A significant aspect in terms of the function of the completed plug connector is that a force is exerted on the biasing spring 5 to act through the biasing spring 5 and the contact casing 4 on the plug contact 10. This brings about an enhanced pressing force between the electrical conducting parts of the plug connector and mating connector that are to be brought into contact with each other—specifically, the contact casing 4 of the plug connector with the plug contact 10 of the mating connector. This force is applied during the assembly of plug connector and mating connector, or subsequently thereto, where the casing and additional elements of the plug connector and the mating connector are designed such that the force is applied during the action of sliding them together. This can be, for example, a slider that is actuated and acts on the biasing spring 5 after the plug connector and mating connector have been completely slid together.

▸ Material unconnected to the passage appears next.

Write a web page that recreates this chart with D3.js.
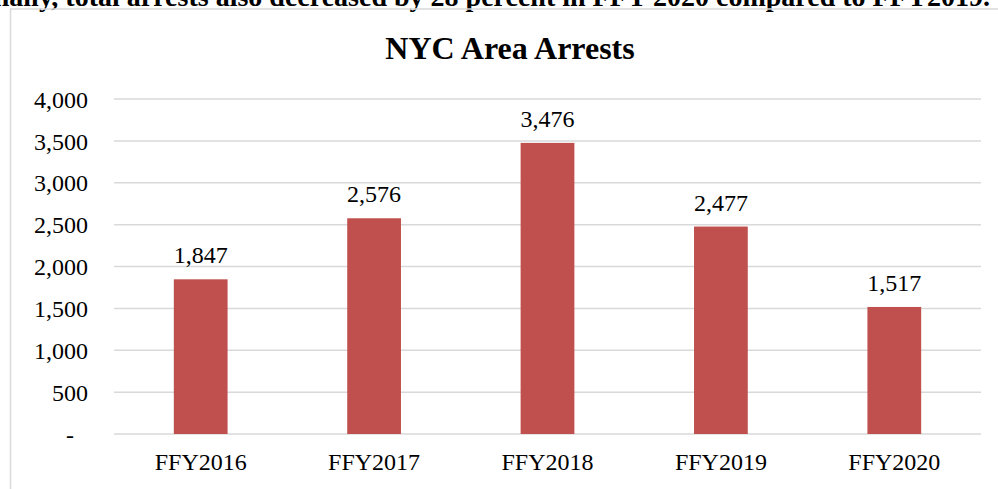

However, the plug connector and mating connector can also be designed such that they are first slid together a certain distance, and a projection or the like then actuates the biasing spring 5 once the plug connector and mating connector have been slid together up to their end position. What is particularly advantageous here is that plug contact 10 is first inserted (plugged into) the contact casing 4 virtually without any friction and thus without any expenditure of force, and the contacting force (force from outside, pressing force) is applied through the biasing spring 5, as described above, once the plug contact 10 is in its end position within the contact casing 4.